Are the two definitions of a Majorana fermion equivalent? There seems to be two definitions of a Majorana fermion and I can't work out how to show they are equivalent.


*

*The first definition, which is on Wikipedia, is that a Majorana fermion is described by an operator $\gamma$ such that $\gamma^\dagger = \gamma$. This seems to be the condensed matter way to define a Majorana.

*The second definition is that a Majorana fermion is a fermion for which $\psi^c = \psi$, where $\psi^c = C \psi^*$ and $C$ is the charge conjugation operator. This seems to be the high energy definition.
Are these definitions equivalent?

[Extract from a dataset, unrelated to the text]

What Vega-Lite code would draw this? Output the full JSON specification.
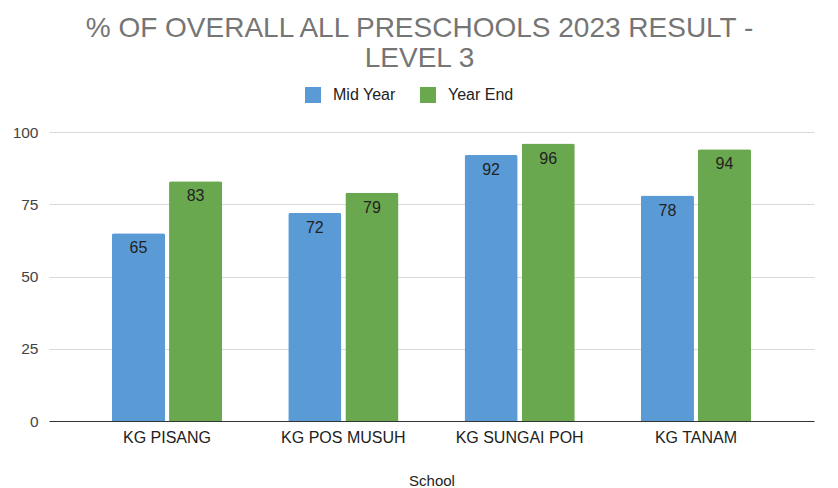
{
  "$schema": "https://vega.github.io/schema/vega-lite/v6.json",
  "autosize": {"type": "none"},
  "padding": {"left": 49, "top": 132, "right": 24, "bottom": 67},
  "width": 765,
  "height": 289,
  "background": "white",
  "title": {
    "text": ["% OF OVERALL ALL PRESCHOOLS 2023 RESULT -", "LEVEL 3"],
    "font": "Liberation Sans",
    "fontSize": 28,
    "fontWeight": "normal",
    "color": "#757575",
    "anchor": "middle",
    "dx": -12,
    "lineHeight": 30,
    "offset": 14
  },
  "data": {
    "values": [
      {"School": "KG PISANG", "Period": "Mid Year", "Value": 65},
      {"School": "KG PISANG", "Period": "Year End", "Value": 83},
      {"School": "KG POS MUSUH", "Period": "Mid Year", "Value": 72},
      {"School": "KG POS MUSUH", "Period": "Year End", "Value": 79},
      {"School": "KG SUNGAI POH", "Period": "Mid Year", "Value": 92},
      {"School": "KG SUNGAI POH", "Period": "Year End", "Value": 96},
      {"School": "KG TANAM", "Period": "Mid Year", "Value": 78},
      {"School": "KG TANAM", "Period": "Year End", "Value": 94}
    ]
  },
  "encoding": {
    "x": {
      "field": "School", "type": "nominal", "sort": null,
      "scale": {"paddingInner": 0.375, "paddingOuter": 0.357},
      "axis": {
        "labelAngle": 0, "labelFont": "Liberation Sans", "labelFontSize": 16, "labelColor": "#222222",
        "labelPadding": 8, "ticks": false, "domainColor": "#333333",
        "title": "School", "titleFont": "Liberation Sans", "titleFontSize": 15, "titleFontWeight": "normal",
        "titleColor": "#222222", "titlePadding": 28
      }
    },
    "xOffset": {"field": "Period", "type": "nominal", "scale": {"paddingInner": 0.07}},
    "y": {
      "field": "Value", "type": "quantitative",
      "scale": {"domain": [0, 100]},
      "axis": {
        "values": [0, 25, 50, 75, 100], "title": null, "domain": false, "ticks": false,
        "labelFont": "Liberation Sans", "labelFontSize": 15.5, "labelColor": "#444444", "labelPadding": 11,
        "gridColor": "#d9d9d9"
      }
    }
  },
  "layer": [
    {
      "mark": {"type": "bar", "cornerRadiusTopLeft": 2, "cornerRadiusTopRight": 2},
      "encoding": {
        "color": {
          "field": "Period", "type": "nominal",
          "scale": {"domain": ["Mid Year", "Year End"], "range": ["#5b9bd5", "#6aa84f"]},
          "legend": {
            "orient": "none", "legendX": 256, "legendY": -45, "title": null, "direction": "horizontal",
            "symbolType": "square", "symbolSize": 256, "symbolStrokeWidth": 0,
            "labelFont": "Liberation Sans", "labelFontSize": 16, "labelColor": "#222222",
            "columnPadding": 24, "labelOffset": 12
          }
        }
      }
    },
    {
      "mark": {"type": "text", "baseline": "middle", "dy": 15, "font": "Liberation Sans", "fontSize": 16, "color": "#222222"},
      "encoding": {"text": {"field": "Value", "type": "quantitative"}}
    }
  ],
  "config": {
    "view": {"stroke": null}
  }
}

If so, I would greatly appreciate a hint to help me show it for myself.
 A: No, they are not equivalent, and in fact the CM version is not actually a fermion at all, which makes the name extraordinarily confusing.
The HE definition concerns relativistic fields $\Psi$, which are genuine fermionic fields. As with any relativistic field, the solutions to the noninteracting Dirac equation can be expressed as linear combinations of both annihilation operators $b$ and creation operators $d^\dagger$ satisfying the usual canonical anticommutation relations $\{b_s, b_{s'}^\dagger\} = \{d_s, d_{s'}^\dagger\} \propto \delta_{ss'}$ with all other anticommutators zero. In the case of a Majorana fermion field, the "own-antiparticle property" $\Psi = \Psi^C$ holds at the level of the complete relativistic field, and requires that $d = b$; i.e. that the "particle part" and the "antiparticle part" of the field correspond to the same particle ladder operator.
In the CM version, there's no requirement for Lorentz invariance, so the concept of antiparticle is not always well-defined. We often consider the ladder operators to be the more fundamental objects, and work with (non-Lorentz invariant) fields that only have a creation operator without an accompanying annihilator operation. In this case, the (roughly speaking) "own-antiparticle property" applies at the level of the ladder operators: $\gamma = \gamma^\dagger$. This is not the case in the relativistic version, where we have the very different requirement that $b = d$. The canonical anticommutation relation $\{\gamma, \gamma^\dagger\} = \{\gamma, \gamma\} = 2\gamma^2 = 2(\gamma^\dagger)^2 \propto 1$ continues to hold, but the canonical anticommutation relation $\{\gamma, \gamma\} = 0$ does not hold. So there's no Pauli exclusion principle - you can indeed put two CM Majorana "fermions" into the same mode, but they just cancel each other out and are equivalent to the vacuum. This violation of the fermionic anticommutation relations is what gives them their anyonic statistics, and explains why they're not actually fermions (at least under the usual definition).
(Note that there's a culture clash between the communities as to which commutations relations are the "fundamental" ones. In HE, the relativistic-field commutation relations are postulated to be the fundamental ones, and the ladder-operator commutation relations are just derived results that only make sense in the context of free fields. In CM, the ladder-operator commutation relations are considered to be more fundamental.)
A: No they are not equivalent. One is a property of a single mode, one is the property of a  particle  being its own antiparticle. For 2d relativistic space-time  one can expand the field for a  chiral  right-going  particle  as 
$$
\psi(x,t)= \sum \hat a_k e^{ik(x-ct)},
$$
and the condition of it being the field of a Majorana particle will be $\hat a_k= \hat a_{-k}^\dagger$. There will be a Majorana mode in the CM sense if $k=0$ is an allowed value of the momentum so that $\hat a_0= \hat a_0^\dagger$.
The terminology is not deliberately confusing, but the two things are often conflated in news releases.